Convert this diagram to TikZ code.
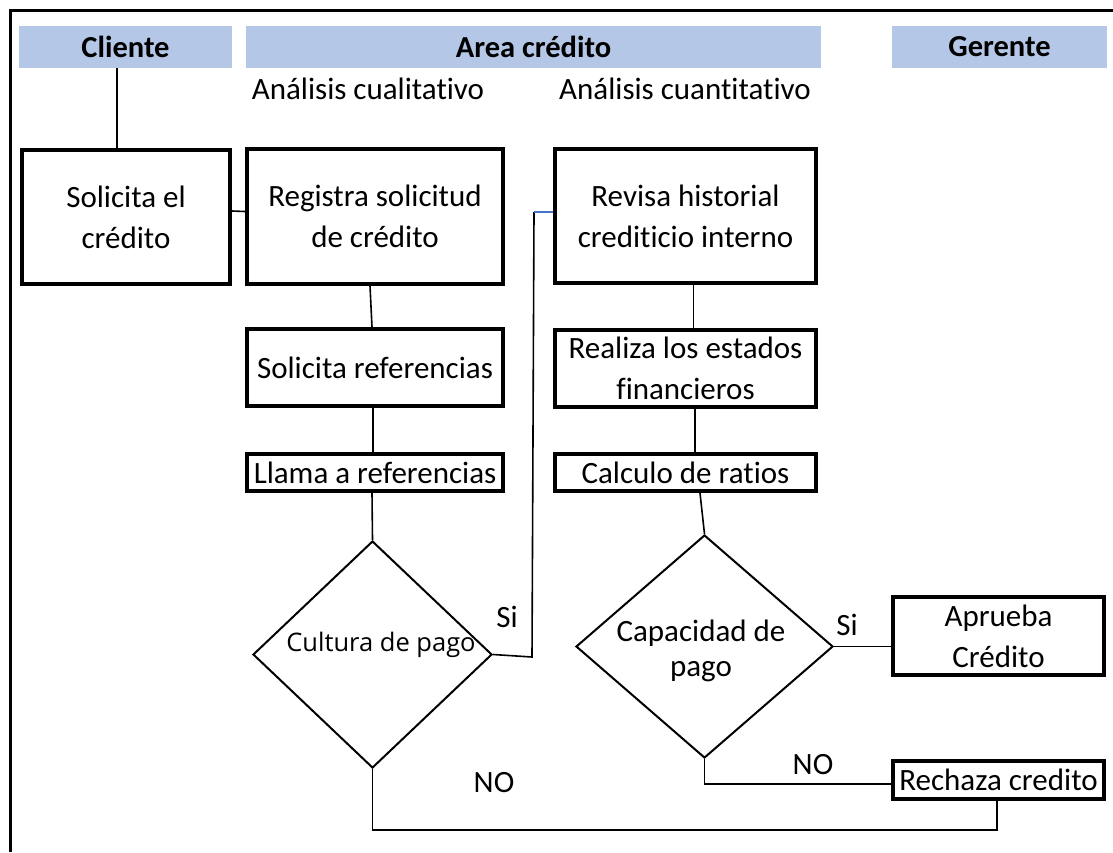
\documentclass[tikz,border=0pt]{standalone}
\usepackage{fontspec}
\setmainfont[Ligatures=NoCommon]{Carlito}
\newfontfamily\osans{Open Sans}
\usetikzlibrary{shapes.geometric,calc}
\definecolor{hdrblue}{RGB}{180,199,231}
\definecolor{lnblue}{RGB}{68,114,196}
\begin{document}
\begin{tikzpicture}[x=1pt,y=-1pt,
  txt/.style={font=\fontsize{31}{42}\selectfont, align=center, inner sep=0pt},
  hdr/.style={fill=hdrblue, inner sep=0pt, minimum height=42pt, font=\fontsize{30.5}{36}\selectfont\bfseries},
  stepbox/.style={draw, line width=4pt, inner sep=0pt, align=center, font=\fontsize{31}{41}\selectfont},
  decision/.style={diamond, draw, line width=2pt, inner sep=0pt},
  conn/.style={line width=1.6pt}
]
\useasboundingbox (0,0) rectangle (1113,852);
% outer frame
\coordinate (fa) at (10,852);
\coordinate (fb) at (10,10);
\coordinate (fc) at (1113,10);
\draw[line width=3pt] (fa) -- (fb) -- (fc);

% headers
\node[hdr, minimum width=213pt] (hc) at (125.5,47) {Cliente};
\node[hdr, minimum width=575pt] (ha) at (533.5,47) {Area crédito};
\node[hdr, minimum width=215pt] (hg) at (999.5,47) {Gerente};
\node[txt] (sub1) at (368,89) {Análisis cualitativo};
\node[txt] (sub2) at (685,89) {Análisis cuantitativo};

% boxes
\node[stepbox, minimum width=208pt, minimum height=134pt] (sol) at (126,217) {Solicita el\\crédito};
\node[stepbox, minimum width=256pt, minimum height=135pt] (reg) at (375,216.5) {Registra solicitud\\de crédito};
\node[stepbox, minimum width=256pt, minimum height=77pt] (sref) at (375,367.5) {Solicita referencias};
\node[stepbox, minimum width=256pt, minimum height=37pt] (llama) at (375,472.5) {Llama a referencias};
\node[stepbox, minimum width=261pt, minimum height=134pt] (rev) at (685.5,216) {Revisa historial\\crediticio interno};
\node[stepbox, minimum width=261pt, minimum height=77pt] (real) at (685.5,368.5) {Realiza los estados\\financieros};
\node[stepbox, minimum width=261pt, minimum height=37pt] (calc) at (685.5,472.5) {Calculo de ratios};
\node[stepbox, minimum width=211pt, minimum height=78pt] (apr) at (998.5,636) {Aprueba\\Crédito};
\node[stepbox, minimum width=211pt, minimum height=38pt] (rech) at (998.5,780) {Rechaza credito};

% decisions
\node[decision, minimum width=239pt, minimum height=227pt] (cult) at (372.5,654.5) {};
\node[inner sep=0pt, font=\osans\fontsize{25.5}{30}\selectfont] (cultt) at (381,645) {Cultura de pago};
\node[decision, minimum width=257pt, minimum height=223pt] (cap) at (704.5,646.5) {};
\node[txt, font=\fontsize{31}{35}\selectfont] (capt) at (701,651) {Capacidad de\\pago};

% labels
\node[txt] (si1) at (507,617) {Si};
\node[txt] (si2) at (847,625) {Si};
\node[txt] (no1) at (813,765) {NO};
\node[txt] (no2) at (494,783) {NO};

% connectors
\coordinate (xc) at (117,0);
\draw[conn] (hc.south -| xc) -- (sol.north -| xc);
\draw[conn] ([yshift=6pt]sol.east) -- ([yshift=5pt]reg.west);
\draw[conn] ([xshift=-5pt]reg.south) -- ([xshift=-3pt]sref.north);
\draw[conn] ([xshift=-2pt]sref.south) -- ([xshift=-2pt]llama.north);
\draw[conn] ([xshift=-3pt]llama.south) -- (cult.north);
\coordinate (k1) at (532,657);
\coordinate (k2) at (534,212);
\draw[conn] (cult.east) -- (k1) -- (k2);
\draw[conn, lnblue] (k2) -- (k2 -| rev.west);
\draw[conn] ([xshift=8pt]rev.south) -- ([xshift=8pt]real.north);
\draw[conn] ([xshift=9.5pt]real.south) -- ([xshift=9.5pt]calc.north);
\draw[conn] ([xshift=14.5pt]calc.south) -- (cap.north);
\draw[conn] (cap.east) -- (cap.east -| apr.west);
\coordinate (yn) at (0,784);
\draw[conn] (cap.south) -- (cap.south |- yn) -- (rech.west |- yn);
\coordinate (yb) at (0,830);
\draw[conn] (cult.south) -- (cult.south |- yb) -- ([xshift=-1.5pt]rech.south |- yb) -- ([xshift=-1.5pt]rech.south);
\end{tikzpicture}
\end{document}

----------------

TO DO:
Pictures stay out. Repeat only the lines from the beginning of the data through the line that has "(fa) -- (fb) -- (fc);".

EXPECTED ANSWER:
Convert this diagram to TikZ code.
\documentclass[tikz,border=0pt]{standalone}
\usepackage{fontspec}
\setmainfont[Ligatures=NoCommon]{Carlito}
\newfontfamily\osans{Open Sans}
\usetikzlibrary{shapes.geometric,calc}
\definecolor{hdrblue}{RGB}{180,199,231}
\definecolor{lnblue}{RGB}{68,114,196}
\begin{document}
\begin{tikzpicture}[x=1pt,y=-1pt,
  txt/.style={font=\fontsize{31}{42}\selectfont, align=center, inner sep=0pt},
  hdr/.style={fill=hdrblue, inner sep=0pt, minimum height=42pt, font=\fontsize{30.5}{36}\selectfont\bfseries},
  stepbox/.style={draw, line width=4pt, inner sep=0pt, align=center, font=\fontsize{31}{41}\selectfont},
  decision/.style={diamond, draw, line width=2pt, inner sep=0pt},
  conn/.style={line width=1.6pt}
]
\useasboundingbox (0,0) rectangle (1113,852);
% outer frame
\coordinate (fa) at (10,852);
\coordinate (fb) at (10,10);
\coordinate (fc) at (1113,10);
\draw[line width=3pt] (fa) -- (fb) -- (fc);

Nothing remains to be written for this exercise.